現在の民間からの寄付金は委任経理金として国庫金並みに別経理で管理されているが寄付金の条件では授業料の補助ということは聞かない。五高資料の中に奨学寄附金受払簿という帳簿が残っていたのでそれを眺めてみた。
奨学寄附金受払簿の中に明治から昭和まで続いている森奨学金と言うのがある。寄付者の条件は「元金及び利子とも授業料及び旅費の補助に充てること」とあり、明治四〇年の越高が二百五十一円五十七銭五厘で昭和十年の残額が百八十五円二十三銭、この間約三十年間において、数名の学生に授業料の補助が為されている。国からの育英資金もない時代であり学生には喜ばれたことであろう。
また杉山奨学金として、明治四十二年十一月二十三日に四百円の現金の寄附があり、条件としては「元金及び利子とも其の使途は学校長に一任せらる」とあり預金利子等で昭和三年に七百七十七円三十六銭になった時点で七百円で公債を購入してある。昭和十年十一月十一日の残額百五円八十八銭であるが、その後の様子については資料が処分されているのでどうなっているかわからない。

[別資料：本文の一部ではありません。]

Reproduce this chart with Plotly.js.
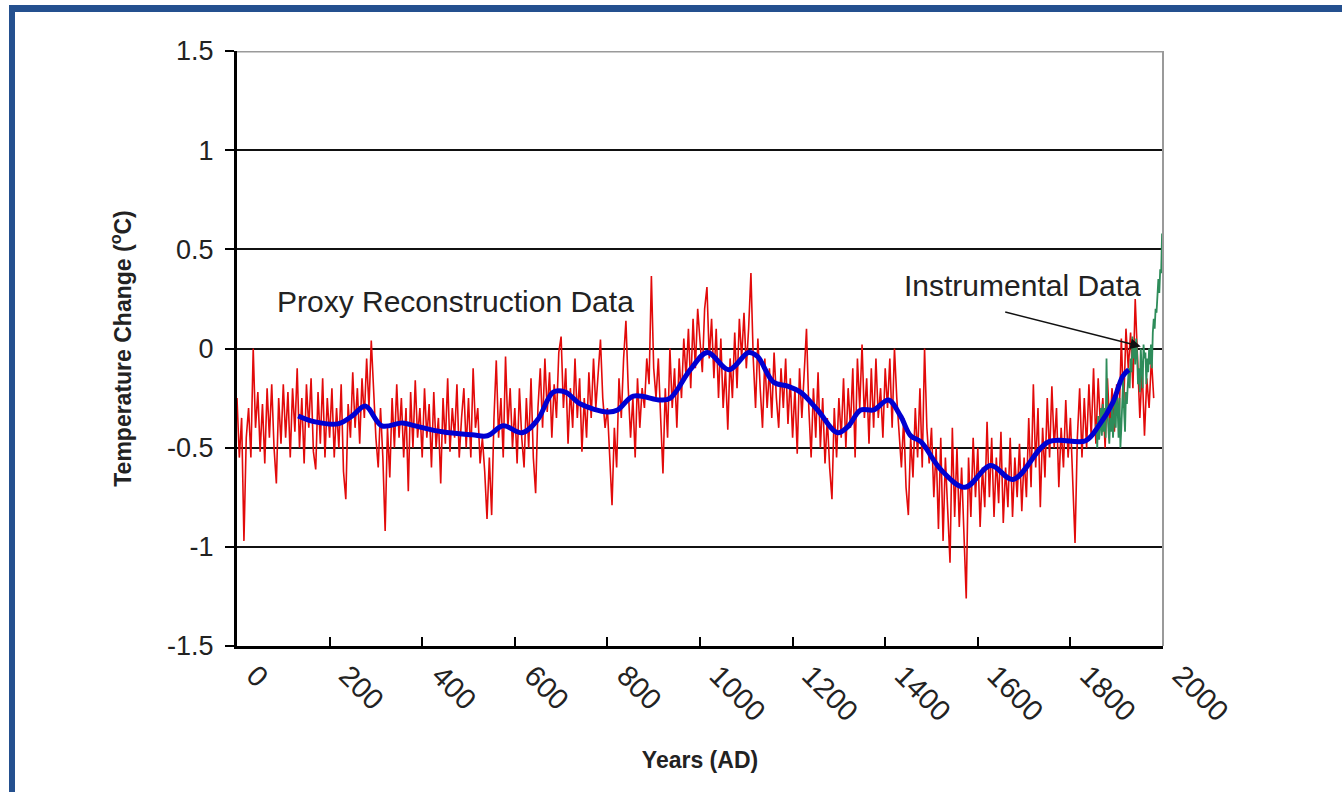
<!DOCTYPE html>
<html>
<head>
<meta charset="utf-8">
<script src="https://cdn.plot.ly/plotly-3.0.1.min.js"></script>
<style>
  html, body { margin:0; padding:0; background:#fff; overflow:hidden; }
  #chart { position:absolute; left:0; top:0; width:1342px; height:792px; }
  #frame { position:absolute; left:9px; top:5px; width:1400px; height:900px;
           border-top:7px solid #24508f; border-left:6px solid #24508f; pointer-events:none; }
</style>
</head>
<body>
<div id="chart"></div>
<div id="frame"></div>
<script>
// ---------------- DATA ----------------
// Proxy reconstruction (red), values every 5 years starting at year 0
const proxyStartYear = 0;
const proxyStepYears = 5;
const proxyValues = [
  -0.25,-0.55,-0.35,-0.97,-0.45,-0.30,-0.55,0.00,-0.40,-0.22,-0.52,-0.28,-0.58,-0.20,-0.45,-0.18,-0.50,-0.68,-0.25,-0.48,
  -0.18,-0.45,-0.22,-0.55,-0.20,-0.42,-0.10,-0.50,-0.25,-0.58,-0.18,-0.40,-0.15,-0.52,-0.61,-0.22,-0.48,-0.15,-0.55,-0.25,
  -0.45,-0.20,-0.55,-0.30,-0.50,-0.18,-0.62,-0.76,-0.28,-0.45,-0.12,-0.40,-0.20,-0.48,-0.15,-0.35,-0.05,-0.30,0.04,-0.25,
  -0.45,-0.60,-0.30,-0.55,-0.92,-0.40,-0.65,-0.25,-0.50,-0.18,-0.45,-0.25,-0.55,-0.30,-0.72,-0.22,-0.50,-0.16,-0.45,-0.30,
  -0.55,-0.20,-0.45,-0.28,-0.60,-0.22,-0.50,-0.35,-0.68,-0.25,-0.48,-0.15,-0.52,-0.30,-0.45,-0.18,-0.55,-0.35,-0.20,-0.50,
  -0.25,-0.55,-0.10,-0.40,-0.30,-0.58,-0.45,-0.62,-0.86,-0.55,-0.84,-0.35,-0.06,-0.45,-0.25,-0.55,-0.04,-0.40,-0.20,-0.50,
  -0.30,-0.58,-0.20,-0.45,-0.60,-0.25,-0.50,-0.15,-0.55,-0.73,-0.30,-0.10,-0.40,-0.05,-0.32,-0.12,-0.45,-0.18,-0.35,-0.02,
  0.06,-0.30,-0.10,-0.48,-0.20,-0.40,-0.05,-0.35,-0.15,-0.52,-0.25,-0.45,-0.12,-0.35,-0.05,-0.30,-0.15,0.045,-0.25,-0.40,
  -0.30,-0.55,-0.79,-0.40,-0.60,-0.15,-0.35,-0.05,0.14,-0.20,-0.45,-0.25,-0.55,-0.15,-0.40,-0.20,-0.30,-0.05,-0.18,0.365,
  -0.10,-0.25,-0.05,-0.35,-0.63,-0.20,-0.45,0.00,-0.30,-0.10,-0.40,-0.05,-0.25,0.05,-0.15,0.10,-0.20,0.15,-0.10,0.20,
  0.05,-0.12,0.20,0.31,-0.05,0.15,-0.15,0.10,-0.25,0.05,-0.30,-0.10,-0.41,-0.05,-0.25,0.08,-0.20,0.15,-0.05,0.18,
  -0.10,0.10,0.38,-0.05,-0.30,0.05,-0.20,-0.40,-0.05,-0.30,-0.10,-0.35,-0.02,-0.25,-0.40,-0.10,-0.30,-0.05,-0.38,-0.15,
  -0.45,-0.20,-0.53,-0.10,-0.35,-0.15,0.10,-0.30,-0.55,-0.20,-0.45,-0.12,-0.50,-0.25,-0.58,-0.35,-0.60,-0.76,-0.30,-0.55,
  -0.25,-0.45,-0.15,-0.50,-0.20,-0.40,-0.10,-0.55,-0.05,-0.30,0.02,-0.35,-0.15,-0.48,-0.10,-0.40,-0.05,-0.35,-0.20,-0.45,
  -0.10,-0.30,-0.05,-0.40,0.00,-0.25,-0.45,-0.60,-0.35,-0.70,-0.84,-0.45,-0.65,-0.30,-0.55,-0.20,-0.60,0.00,-0.40,-0.58,
  -0.40,-0.75,-0.50,-0.91,-0.45,-0.97,-0.55,-0.80,-1.08,-0.40,-0.85,-0.50,-0.90,-0.60,-0.95,-1.26,-0.55,-0.85,-0.45,-0.75,
  -0.50,-0.90,-0.60,-0.80,-0.37,-0.75,-0.45,-0.85,-0.55,-0.78,-0.42,-0.88,-0.60,-0.80,-0.45,-0.85,-0.55,-0.75,-0.48,-0.82,
  -0.55,-0.75,-0.35,-0.70,-0.18,-0.60,-0.30,-0.80,-0.40,-0.65,-0.25,-0.55,-0.19,-0.50,-0.30,-0.70,-0.40,-0.60,-0.26,-0.55,
  -0.35,-0.65,-0.98,-0.45,-0.20,-0.55,-0.25,-0.50,-0.18,-0.45,-0.10,-0.48,-0.15,-0.40,-0.25,-0.50,-0.15,-0.40,-0.20,-0.42,
  -0.18,-0.38,0.05,-0.30,0.10,-0.10,0.08,-0.20,0.25,-0.05,-0.35,-0.10,-0.44,-0.15,-0.30,-0.05,-0.25
];

// Instrumental record (green), values every 2 years starting at 1856
const instrStartYear = 1856;
const instrStepYears = 2;
const instrValues = [
  -0.38,-0.50,-0.34,-0.46,-0.40,-0.30,-0.44,-0.28,-0.42,-0.30,
  -0.45,-0.05,-0.32,-0.40,-0.48,-0.35,-0.42,-0.30,-0.45,-0.36,
  -0.25,-0.40,-0.20,-0.30,-0.45,-0.25,-0.50,-0.40,-0.30,-0.15,
  -0.32,-0.42,-0.22,-0.28,-0.18,-0.10,-0.20,-0.05,-0.12,0.06,
  -0.05,0.02,-0.08,0.05,-0.02,-0.18,-0.10,-0.22,0.00,-0.15,
  -0.20,0.02,-0.05,-0.02,-0.18,-0.05,-0.12,0.00,-0.08,0.02,
  -0.10,0.08,0.15,0.10,0.20,0.18,0.30,0.35,0.28,0.40,
  0.38,0.58
];

// Smoothed reconstruction (blue)
const smoothYears = [132,169,218,249,277,313,357,385,443,508,541,575,616,649,683,709,742,800,822,856,
  915,936,979,1016,1062,1105,1124,1159,1189,1217,1254,1297,1319,1347,1375,1407,1433,1455,1477,1520,
  1572,1628,1676,1753,1833,1861,1892,1913,1926];
const smoothValues = [-0.34,-0.37,-0.38,-0.34,-0.29,-0.39,-0.375,-0.39,-0.42,-0.435,-0.44,-0.39,-0.425,-0.36,-0.22,-0.22,-0.28,-0.32,-0.31,-0.24,
  -0.26,-0.25,-0.107,-0.02,-0.107,-0.02,-0.04,-0.17,-0.19,-0.22,-0.31,-0.425,-0.395,-0.31,-0.31,-0.26,-0.34,-0.44,-0.47,-0.61,
  -0.70,-0.59,-0.66,-0.47,-0.465,-0.39,-0.27,-0.14,-0.107];

// Axis ticks
const xTickVals = [0,200,400,600,800,1000,1200,1400,1600,1800,2000];
const xTickText = ['0','200','400','600','800','1000','1200','1400','1600','1800','2000'];
const yTickVals = [1.5,1,0.5,0,-0.5,-1,-1.5];
const yTickText = ['1.5','1','0.5','0','-0.5','-1','-1.5'];

// Labels
const proxyLabel = 'Proxy Reconstruction Data';
const instrLabel = 'Instrumental Data';
const xTitle = 'Years (AD)';
const yTitle = 'Temperature Change (<sup>o</sup>C)';

// ---------------- BUILD ----------------
const proxyYears = proxyValues.map((_, i) => proxyStartYear + i * proxyStepYears);
const instrYears = instrValues.map((_, i) => instrStartYear + i * instrStepYears);

const FONT = 'Liberation Sans, Arial, Helvetica, sans-serif';

const traces = [
  { x: proxyYears, y: proxyValues, type: 'scatter', mode: 'lines', name: 'Proxy',
    line: { color: 'rgb(226,10,10)', width: 1.6 }, hoverinfo: 'skip' },
  { x: instrYears, y: instrValues, type: 'scatter', mode: 'lines', name: 'Instrumental',
    line: { color: 'rgb(46,140,90)', width: 1.8 }, hoverinfo: 'skip' },
  { x: smoothYears, y: smoothValues, type: 'scatter', mode: 'lines', name: 'Smoothed',
    line: { color: 'rgb(0,0,210)', width: 5, shape: 'spline', smoothing: 1 }, hoverinfo: 'skip' }
];

const layout = {
  width: 1342, height: 792,
  margin: { l: 237, r: 179, t: 51, b: 146, pad: 0 },
  paper_bgcolor: 'rgba(0,0,0,0)', plot_bgcolor: '#fff',
  showlegend: false,
  font: { family: FONT, color: '#222' },
  xaxis: {
    range: [0, 2000], tickmode: 'array', tickvals: xTickVals, ticktext: xTickText,
    tickangle: 45, ticks: 'inside', ticklen: 9, tickwidth: 2, tickcolor: '#000',
    showline: true, linecolor: '#000', linewidth: 3, showgrid: false, zeroline: false,
    ticklabelshift: 18, ticklabelstandoff: -2,
    tickfont: { family: FONT, size: 29, color: '#222' },
    automargin: false,
    title: { text: '<b>' + xTitle + '</b>', font: { family: FONT, size: 23, color: '#222' }, standoff: 26 }
  },
  yaxis: {
    range: [-1.5, 1.5], tickmode: 'array', tickvals: yTickVals, ticktext: yTickText,
    ticks: 'outside', ticklen: 9, tickwidth: 2, tickcolor: '#000',
    showline: true, linecolor: '#000', linewidth: 3, showgrid: true, gridcolor: '#111', gridwidth: 2,
    zeroline: false, ticklabelstandoff: 6,
    tickfont: { family: FONT, size: 27, color: '#222' },
    automargin: false,
    title: { text: '<b>' + yTitle + '</b>', font: { family: FONT, size: 23, color: '#222' }, standoff: 30 }
  },
  shapes: [
    { type: 'line', xref: 'paper', yref: 'y', x0: 0, x1: 1, y0: 1.5, y1: 1.5,
      line: { color: '#9a9a9a', width: 3 }, layer: 'above' },
    { type: 'line', xref: 'paper', yref: 'paper', x0: 1, x1: 1, y0: 0, y1: 1,
      line: { color: '#9a9a9a', width: 2 }, layer: 'above' }
  ],
  annotations: [
    { x: 471, y: 0.235, xref: 'x', yref: 'y', text: proxyLabel, showarrow: false,
      font: { family: FONT, size: 30, color: '#222' } },
    { x: 1696, y: 0.32, xref: 'x', yref: 'y', text: instrLabel, showarrow: false,
      font: { family: FONT, size: 30, color: '#222' } },
    { x: 1952, y: 0.01, xref: 'x', yref: 'y', ax: 1656, ay: 0.186, axref: 'x', ayref: 'y',
      text: '', showarrow: true, arrowhead: 2, arrowsize: 1.4, arrowwidth: 1.5, arrowcolor: '#111' }
  ]
};

Plotly.newPlot('chart', traces, layout, { displayModeBar: false, staticPlot: true });
</script>
</body>
</html>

そのほかに井島奨学金というのがあった。この奨学金では五千四百五十円で五分利公債を購入してある。其の利息を利用して運営してあるが会計の担当者はこの運用まで行うことはたまったものではなかったことだろう。公債を購入して運用とは?学校長の権限で運用されていたようであるが、奨学寄付金は資金を増やすことを目的としてあった。